··· Dataset section ···
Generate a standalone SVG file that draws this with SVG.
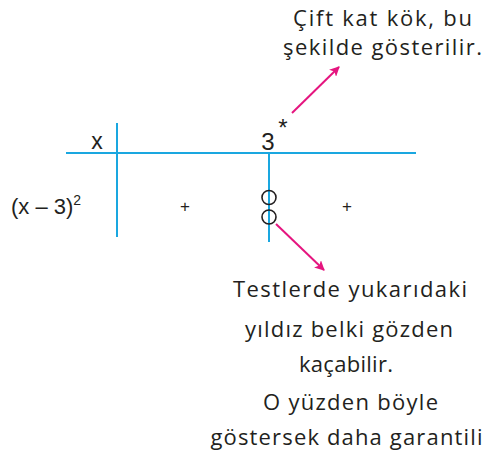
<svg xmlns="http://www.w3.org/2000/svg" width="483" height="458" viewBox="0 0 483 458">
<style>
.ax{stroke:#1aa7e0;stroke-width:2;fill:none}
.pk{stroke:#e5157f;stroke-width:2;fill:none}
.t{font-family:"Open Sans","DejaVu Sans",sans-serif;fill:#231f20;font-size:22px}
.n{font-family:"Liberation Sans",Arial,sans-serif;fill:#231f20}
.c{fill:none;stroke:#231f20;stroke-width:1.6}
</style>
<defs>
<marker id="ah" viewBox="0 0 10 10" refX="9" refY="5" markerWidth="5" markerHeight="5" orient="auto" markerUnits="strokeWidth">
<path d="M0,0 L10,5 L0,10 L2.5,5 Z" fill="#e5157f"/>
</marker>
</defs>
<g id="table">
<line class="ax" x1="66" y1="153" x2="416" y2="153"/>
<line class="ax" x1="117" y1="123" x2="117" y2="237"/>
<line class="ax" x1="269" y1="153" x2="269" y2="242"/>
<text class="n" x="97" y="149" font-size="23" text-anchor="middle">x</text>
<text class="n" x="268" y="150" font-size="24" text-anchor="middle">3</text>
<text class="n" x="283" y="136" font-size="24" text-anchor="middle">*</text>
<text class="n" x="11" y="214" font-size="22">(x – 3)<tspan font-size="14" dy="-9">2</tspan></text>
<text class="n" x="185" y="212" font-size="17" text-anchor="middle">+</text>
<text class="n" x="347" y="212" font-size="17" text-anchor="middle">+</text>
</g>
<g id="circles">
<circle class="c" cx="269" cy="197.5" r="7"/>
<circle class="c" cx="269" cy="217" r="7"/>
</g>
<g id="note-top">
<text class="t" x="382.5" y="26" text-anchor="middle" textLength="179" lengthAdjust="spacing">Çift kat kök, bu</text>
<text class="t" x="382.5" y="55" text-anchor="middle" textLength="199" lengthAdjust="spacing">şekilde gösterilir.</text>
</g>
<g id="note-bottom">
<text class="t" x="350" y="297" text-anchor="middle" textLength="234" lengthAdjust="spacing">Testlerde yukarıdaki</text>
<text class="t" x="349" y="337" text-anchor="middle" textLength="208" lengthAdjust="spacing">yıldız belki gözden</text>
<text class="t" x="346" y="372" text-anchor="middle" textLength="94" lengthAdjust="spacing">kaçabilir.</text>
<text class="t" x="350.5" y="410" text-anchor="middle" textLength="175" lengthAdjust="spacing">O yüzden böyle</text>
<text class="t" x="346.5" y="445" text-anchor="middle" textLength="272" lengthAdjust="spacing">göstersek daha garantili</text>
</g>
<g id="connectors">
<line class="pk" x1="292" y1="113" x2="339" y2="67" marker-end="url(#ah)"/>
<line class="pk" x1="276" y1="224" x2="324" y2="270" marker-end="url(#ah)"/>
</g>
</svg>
···
The task: Repeat the material above word for word, please, apart from its images.

Answer to the exercise:
Generate a standalone SVG file that draws this with SVG.
<svg xmlns="http://www.w3.org/2000/svg" width="483" height="458" viewBox="0 0 483 458">
<style>
.ax{stroke:#1aa7e0;stroke-width:2;fill:none}
.pk{stroke:#e5157f;stroke-width:2;fill:none}
.t{font-family:"Open Sans","DejaVu Sans",sans-serif;fill:#231f20;font-size:22px}
.n{font-family:"Liberation Sans",Arial,sans-serif;fill:#231f20}
.c{fill:none;stroke:#231f20;stroke-width:1.6}
</style>
<defs>
<marker id="ah" viewBox="0 0 10 10" refX="9" refY="5" markerWidth="5" markerHeight="5" orient="auto" markerUnits="strokeWidth">
<path d="M0,0 L10,5 L0,10 L2.5,5 Z" fill="#e5157f"/>
</marker>
</defs>
<g id="table">
<line class="ax" x1="66" y1="153" x2="416" y2="153"/>
<line class="ax" x1="117" y1="123" x2="117" y2="237"/>
<line class="ax" x1="269" y1="153" x2="269" y2="242"/>
<text class="n" x="97" y="149" font-size="23" text-anchor="middle">x</text>
<text class="n" x="268" y="150" font-size="24" text-anchor="middle">3</text>
<text class="n" x="283" y="136" font-size="24" text-anchor="middle">*</text>
<text class="n" x="11" y="214" font-size="22">(x – 3)<tspan font-size="14" dy="-9">2</tspan></text>
<text class="n" x="185" y="212" font-size="17" text-anchor="middle">+</text>
<text class="n" x="347" y="212" font-size="17" text-anchor="middle">+</text>
</g>
<g id="circles">
<circle class="c" cx="269" cy="197.5" r="7"/>
<circle class="c" cx="269" cy="217" r="7"/>
</g>
<g id="note-top">
<text class="t" x="382.5" y="26" text-anchor="middle" textLength="179" lengthAdjust="spacing">Çift kat kök, bu</text>
<text class="t" x="382.5" y="55" text-anchor="middle" textLength="199" lengthAdjust="spacing">şekilde gösterilir.</text>
</g>
<g id="note-bottom">
<text class="t" x="350" y="297" text-anchor="middle" textLength="234" lengthAdjust="spacing">Testlerde yukarıdaki</text>
<text class="t" x="349" y="337" text-anchor="middle" textLength="208" lengthAdjust="spacing">yıldız belki gözden</text>
<text class="t" x="346" y="372" text-anchor="middle" textLength="94" lengthAdjust="spacing">kaçabilir.</text>
<text class="t" x="350.5" y="410" text-anchor="middle" textLength="175" lengthAdjust="spacing">O yüzden böyle</text>
<text class="t" x="346.5" y="445" text-anchor="middle" textLength="272" lengthAdjust="spacing">göstersek daha garantili</text>
</g>
<g id="connectors">
<line class="pk" x1="292" y1="113" x2="339" y2="67" marker-end="url(#ah)"/>
<line class="pk" x1="276" y1="224" x2="324" y2="270" marker-end="url(#ah)"/>
</g>
</svg>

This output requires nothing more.